◆ **INFORMATION SUPPLIED**:
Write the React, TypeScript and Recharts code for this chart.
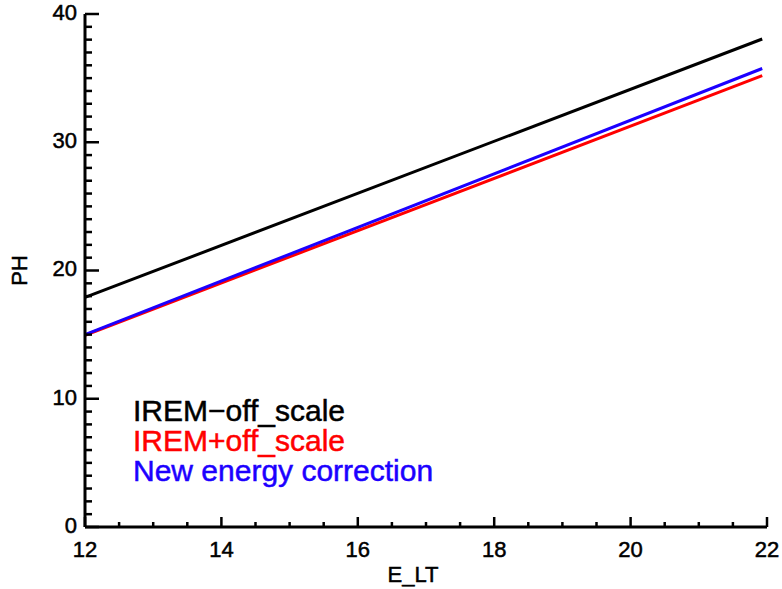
import { LineChart, Line, XAxis, YAxis, Legend } from "recharts";

// E_LT sample positions and the PH response of each calibration
const E_LT = [12, 21.93];
const PH_OFF_SCALE_MINUS = [17.9, 38.05];
const PH_OFF_SCALE_PLUS = [14.95, 35.2];
const PH_NEW_CORRECTION = [15.0, 35.75];

const SERIES_NAMES = ["IREM−off_scale", "IREM+off_scale", "New energy correction"];

const X_TICKS = [12, 12.5, 13, 13.5, 14, 14.5, 15, 15.5, 16, 16.5, 17, 17.5, 18, 18.5, 19, 19.5, 20, 20.5, 21, 21.5, 22];
const X_MAJOR = [12, 14, 16, 18, 20, 22];
const Y_TICKS = [
  0, 1, 2, 3, 4, 5, 6, 7, 8, 9, 10, 11, 12, 13, 14, 15, 16, 17, 18, 19, 20,
  21, 22, 23, 24, 25, 26, 27, 28, 29, 30, 31, 32, 33, 34, 35, 36, 37, 38, 39, 40,
];
const Y_MAJOR = [0, 10, 20, 30, 40];

const FONT = "'Liberation Sans', Arial, Helvetica, sans-serif";
const INK = "#000";

const data = E_LT.map((x, i) => ({
  x,
  minus: PH_OFF_SCALE_MINUS[i],
  plus: PH_OFF_SCALE_PLUS[i],
  fresh: PH_NEW_CORRECTION[i],
}));

// slightly heavier glyphs than plain Liberation regular
const textProps = {
  fontSize: 22,
  fontFamily: FONT,
  fill: INK,
  stroke: INK,
  strokeWidth: 0.5,
};

// ticks are drawn inward like an IDL plot box; majors are twice as long
const xTick = (side: "bottom" | "top") => (props: any) => {
  const { x, y, payload } = props;
  const major = X_MAJOR.includes(payload.value);
  const len = major ? 10 : 5;
  const dir = side === "bottom" ? -1 : 1;
  return (
    <g>
      <line x1={x} x2={x} y1={y} y2={y + dir * len} stroke={INK} strokeWidth={2.5} />
      {side === "bottom" && major && (
        <text x={x} y={y + 24} textAnchor="middle" dominantBaseline="middle" {...textProps}>
          {payload.value}
        </text>
      )}
    </g>
  );
};

const yTick = (side: "left" | "right") => (props: any) => {
  const { x, y, payload } = props;
  const major = Y_MAJOR.includes(payload.value);
  const len = major ? 14 : 7;
  const dir = side === "left" ? 1 : -1;
  return (
    <g>
      <line x1={x} x2={x + dir * len} y1={y} y2={y} stroke={INK} strokeWidth={2.5} />
      {side === "left" && major && (
        <text x={x - 8} y={y} textAnchor="end" dominantBaseline="middle" {...textProps}>
          {payload.value}
        </text>
      )}
    </g>
  );
};

const axisLine = { stroke: INK, strokeWidth: 3 };

function LegendBlock({ payload }: any) {
  const items = [...(payload || [])].sort(
    (a: any, b: any) => SERIES_NAMES.indexOf(a.value) - SERIES_NAMES.indexOf(b.value)
  );
  return (
    <div style={{ fontFamily: FONT, fontSize: 30, lineHeight: "30px" }}>
      {items.map((p: any) => (
        <div
          key={p.value}
          style={{ color: p.color, whiteSpace: "nowrap", WebkitTextStroke: `0.5px ${p.color}` }}
        >
          {p.value}
        </div>
      ))}
    </div>
  );
}

export default function App() {
  return (
    <div style={{ width: 782, height: 589, background: "#fff" }}>
      <style>{"body{margin:0}"}</style>
      <LineChart width={782} height={589} data={data} margin={{ top: 14, right: 15, bottom: 0, left: 0 }}>
        <XAxis
          xAxisId="b"
          dataKey="x"
          type="number"
          domain={[12, 22]}
          ticks={X_TICKS}
          interval={0}
          height={62}
          tickSize={0}
          tickMargin={0}
          tickLine={false}
          axisLine={axisLine}
          tick={xTick("bottom")}
          label={{
            value: "E_LT",
            content: ({ viewBox }: any) => (
              <text
                x={viewBox.x + viewBox.width / 2 - 13}
                y={viewBox.y + 49}
                textAnchor="middle"
                dominantBaseline="middle"
                {...textProps}
              >
                E_LT
              </text>
            ),
          }}
        />
        <XAxis
          xAxisId="t"
          orientation="top"
          dataKey="x"
          type="number"
          domain={[12, 22]}
          ticks={X_TICKS}
          interval={0}
          height={0}
          tickSize={0}
          tickMargin={0}
          tickLine={false}
          axisLine={axisLine}
          tick={xTick("top")}
        />
        <YAxis
          yAxisId="l"
          type="number"
          domain={[0, 40]}
          ticks={Y_TICKS}
          interval={0}
          width={85}
          tickSize={0}
          tickMargin={0}
          tickLine={false}
          axisLine={axisLine}
          tick={yTick("left")}
          label={{
            value: "PH",
            content: ({ viewBox }: any) => (
              <text
                x={21}
                y={viewBox.y + viewBox.height / 2}
                transform={`rotate(-90 21 ${viewBox.y + viewBox.height / 2})`}
                textAnchor="middle"
                dominantBaseline="middle"
                {...textProps}
              >
                PH
              </text>
            ),
          }}
        />
        <YAxis
          yAxisId="r"
          orientation="right"
          type="number"
          domain={[0, 40]}
          ticks={Y_TICKS}
          interval={0}
          width={0}
          tickSize={0}
          tickMargin={0}
          tickLine={false}
          axisLine={axisLine}
          tick={yTick("right")}
        />
        <Legend
          layout="vertical"
          verticalAlign="middle"
          align="center"
          wrapperStyle={{ left: 133, top: 396, width: "auto" }}
          content={<LegendBlock />}
        />
        <Line
          xAxisId="b"
          yAxisId="l"
          dataKey="minus"
          name={SERIES_NAMES[0]}
          stroke="#000000"
          strokeWidth={3}
          dot={false}
          isAnimationActive={false}
        />
        <Line
          xAxisId="b"
          yAxisId="l"
          dataKey="plus"
          name={SERIES_NAMES[1]}
          stroke="#ff0000"
          strokeWidth={3}
          dot={false}
          isAnimationActive={false}
        />
        <Line
          xAxisId="b"
          yAxisId="l"
          dataKey="fresh"
          name={SERIES_NAMES[2]}
          stroke="#1c00ff"
          strokeWidth={3}
          dot={false}
          isAnimationActive={false}
        />
      </LineChart>
    </div>
  );
}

◆ **WHAT YOU NEED TO DO**:
Everything from the top line of the data down to and including the line with "XAxis, YAxis, Legend" is to be copied, except the pictures.

◆ **EXERCISE SOLUTION**:
Write the React, TypeScript and Recharts code for this chart.
import { LineChart, Line, XAxis, YAxis, Legend } from "recharts";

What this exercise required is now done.